Her performance was fast enough to earn her an invitation to compete at the 2017 World University Games, where she went on to win gold in the 100 butterfly.
Moffitt said all of her races over the past year or so have taught her several lessons about where swimming fits in her life – and how important it is to her despite the disappointments.
“Being away from training and competition gave me a vantage point and perspective that surprised me,” she said. “I took my break following Trials not sure what I would do next, but the time away taught me that I still love swimming and that I have more to accomplish.
“Whether that’s a World Championship team or Olympic team or no team, I know that I am dedicated to doing my best and what happens is meant to happen.”
Moffitt got her start in the pool when she was 5 swimming at the pool at the end of their street.
There was a girl on her street she admired who swam, so she followed her down to the pool to cheer her on – and from there, she joined the summer league team.
“I wanted to be on the swim team, and you had to swim a lap in the pool to make the team,” she said. “I swam a lap on my back and was on the team from that point forward. I went year-round at 8 or 9 and have been swimming ever since.”
Naturally inclined to the backstroke, Moffitt said she swam that stroke for the first couple of years on the club but transitioned to butterfly – largely teaching herself to swim it.

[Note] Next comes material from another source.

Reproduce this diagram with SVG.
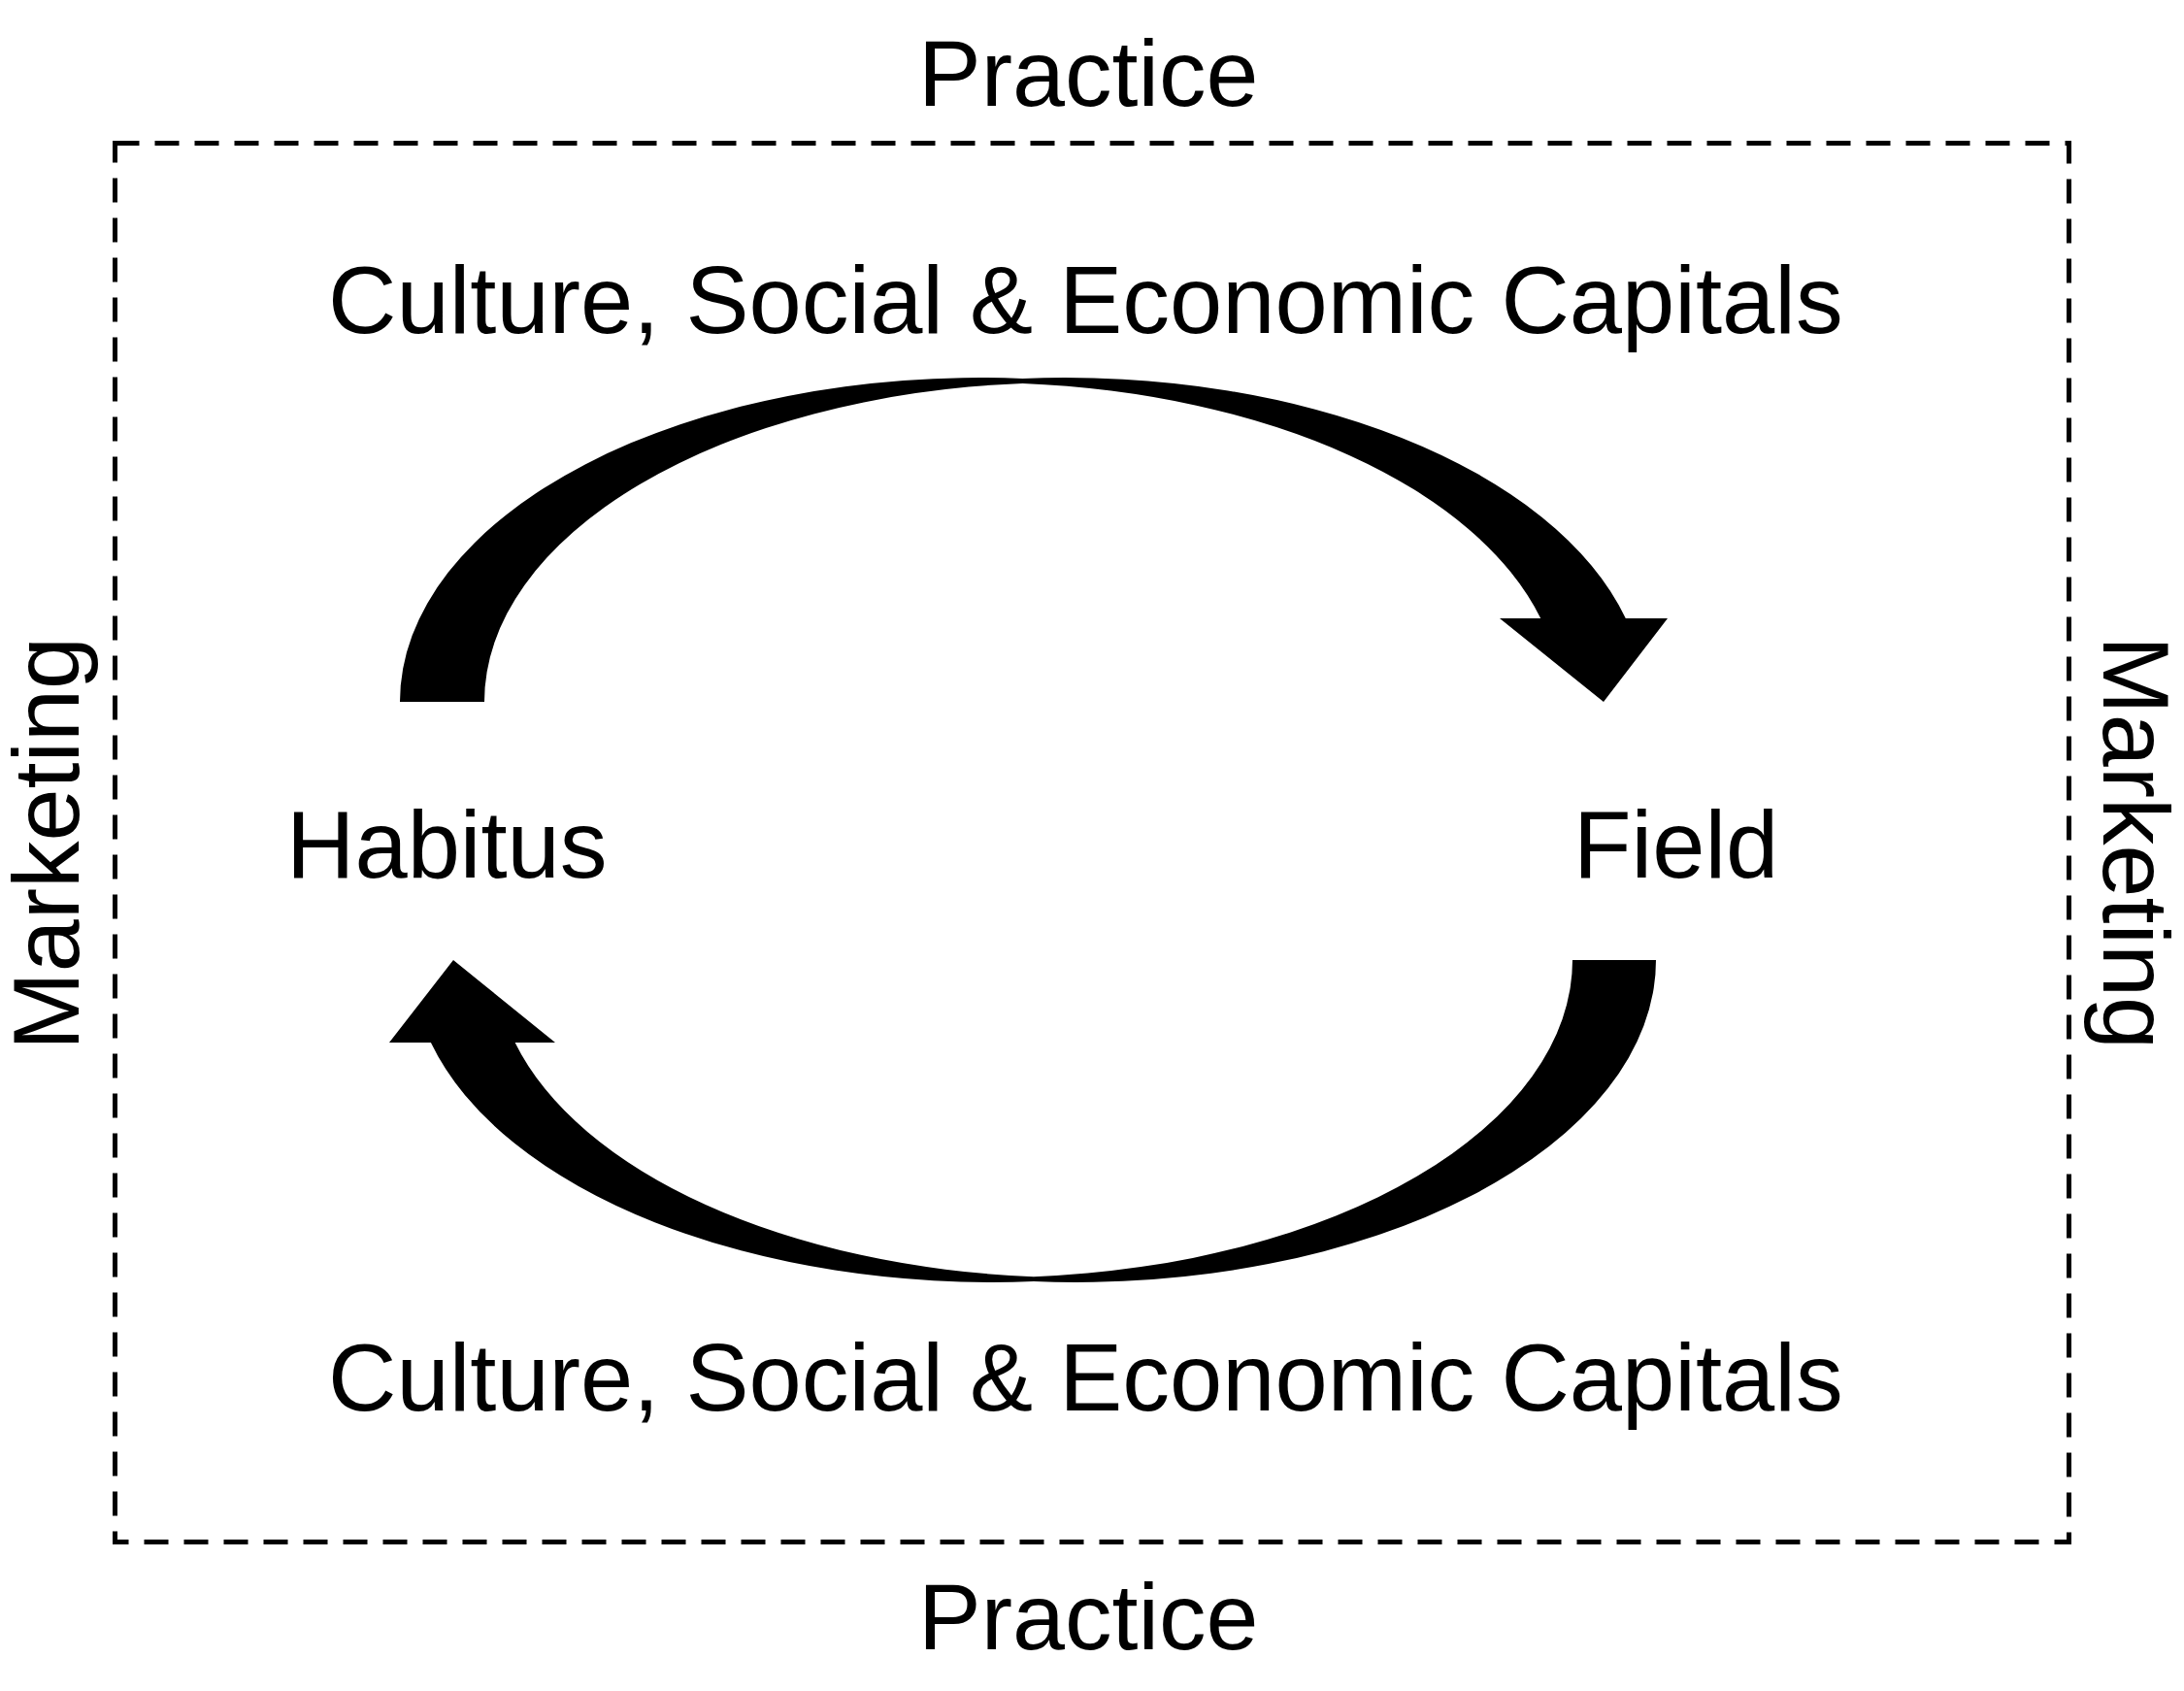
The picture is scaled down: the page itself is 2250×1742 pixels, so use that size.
<svg xmlns="http://www.w3.org/2000/svg" width="2250" height="1742" viewBox="0 0 2250 1742">
<style>
.t{font-family:"Liberation Sans",Arial,sans-serif;fill:#000}
.lg{font-size:97.5px}
.md{font-size:97px}
.frame{fill:none;stroke:#000;stroke-width:5;stroke-dasharray:25 16}
.arrow{fill:#000;stroke:none}
</style>
<rect width="2250" height="1742" fill="#fff"/>
<g id="frame">
<rect class="frame" x="118.5" y="147.5" width="2013" height="1441"/>
</g>
<g id="practice-top"><text class="t md" x="946" y="109">Practice</text></g>
<g id="practice-bottom"><text class="t md" x="946" y="1699">Practice</text></g>
<g id="marketing-left"><text class="t md" text-anchor="middle" transform="translate(81,869) rotate(-90)">Marketing</text></g>
<g id="marketing-right"><text class="t md" text-anchor="middle" transform="translate(2167,868) rotate(90)">Marketing</text></g>
<g id="capitals-top"><text class="t lg" x="338" y="343">Culture, Social &amp; Economic Capitals</text></g>
<g id="capitals-bottom"><text class="t lg" x="338" y="1453">Culture, Social &amp; Economic Capitals</text></g>
<g id="habitus"><text class="t lg" x="295" y="904">Habitus</text></g>
<g id="field"><text class="t lg" x="1621" y="904">Field</text></g>
<g id="connectors">
<path id="arrow-habitus-field" class="arrow" d="M412,723 A598 334 0 0 1 1053.5,389.9 A598 334 0 0 1 1674.8,637 L1718,637 L1652,723 L1545,637 L1587.2,637 A598 329 0 0 0 1053.5,394.9 A598 329 0 0 0 499,723 Z"/>
<path id="arrow-field-habitus" class="arrow" d="M1706,989 A598 332 0 0 1 1065,1320.1 A598 332 0 0 1 443.9,1074 L401,1074 L467,989 L572,1074 L530.6,1074 A598 327 0 0 0 1065,1315.2 A598 327 0 0 0 1620,989 Z"/>
</g>
</svg>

When she enrolled at UNC, she swam the 100 and 200 backstrokes and 100 fly but has since focused on the sprint fly events – loving the speed and beauty of what she calls one of the most arduous yet beautiful strokes in the sport.
Moffitt said during her time in San Diego – back working with Marsh – she has changed up her training to focus more on speed work and dryland exercises like yoga and Pilates and less on volume.
“It’s quite different from what I did in college,” said Moffitt, who is named for her great-great-grandfather, whose last name was Hellen. “I’m swimming more efficiently now, and that’s been really good for me. It’s important to change things up and keep things fresh and interesting.”
After this summer – regardless of what happens at Phillips 66 Nationals – Moffitt feels like it’s time to move from Chapel Hill to Charlotte where her job is based.
She wants to find new avenues for her swimming and life, even though she’s absolutely loved her time at UNC and attributes much of who she is as a person and swimmer to her college experience.
For the time being, however, she is excited for Phillips 66 Nationals next week and all that the meet represents leading up to 2020 and the next Olympic Trials and Olympics.
With this summer’s Pan Pacific Championships and next summer’s Worlds, World University Games and Pan American Games all determined based on race outcomes at Nationals (and Pan Pacs for Worlds), Moffitt sees this summer as a springboard for the future as far as her swimming is concerned.
But she also recognizes making or not making a future team this summer isn’t the end all as Tokyo grows closer and closer. She knows she can only control her own outcomes and not what other swimmers do or don’t do leading up to and during races.
“Having been on a few past international teams, it’s exciting for me to see how different training styles for different swimmers pays off in their results,” she said. “I’ve learned from the past that I have to focus on what I can control. Everything else is out of my control.”
And as far as swimming beyond 2020 – regardless of what happens at the next Trials – Moffitt said she’s taking things year-by-year right now and will keep swimming as long as she enjoys it.
And as long as her life and career allow it.
“I’m really enjoying my job and enjoying the company I’m working for right now, and swimming and career are working well together but that might not always be the case,” she said. “I’m still very passionate about swimming, and it’s difficult to imagine being as passionate about something else. But being away from swimming and working and juggling everything have taught me about the importance of swimming in my life and made me miss it and want it back.
“Making the Olympic team has been a dream of mine since I was 5, and as close as I have been and am to achieving that, I also know that my career and my identity will not be defined by it. Today, I’m doing it for the little kid inside of me who still simply loves swimming.”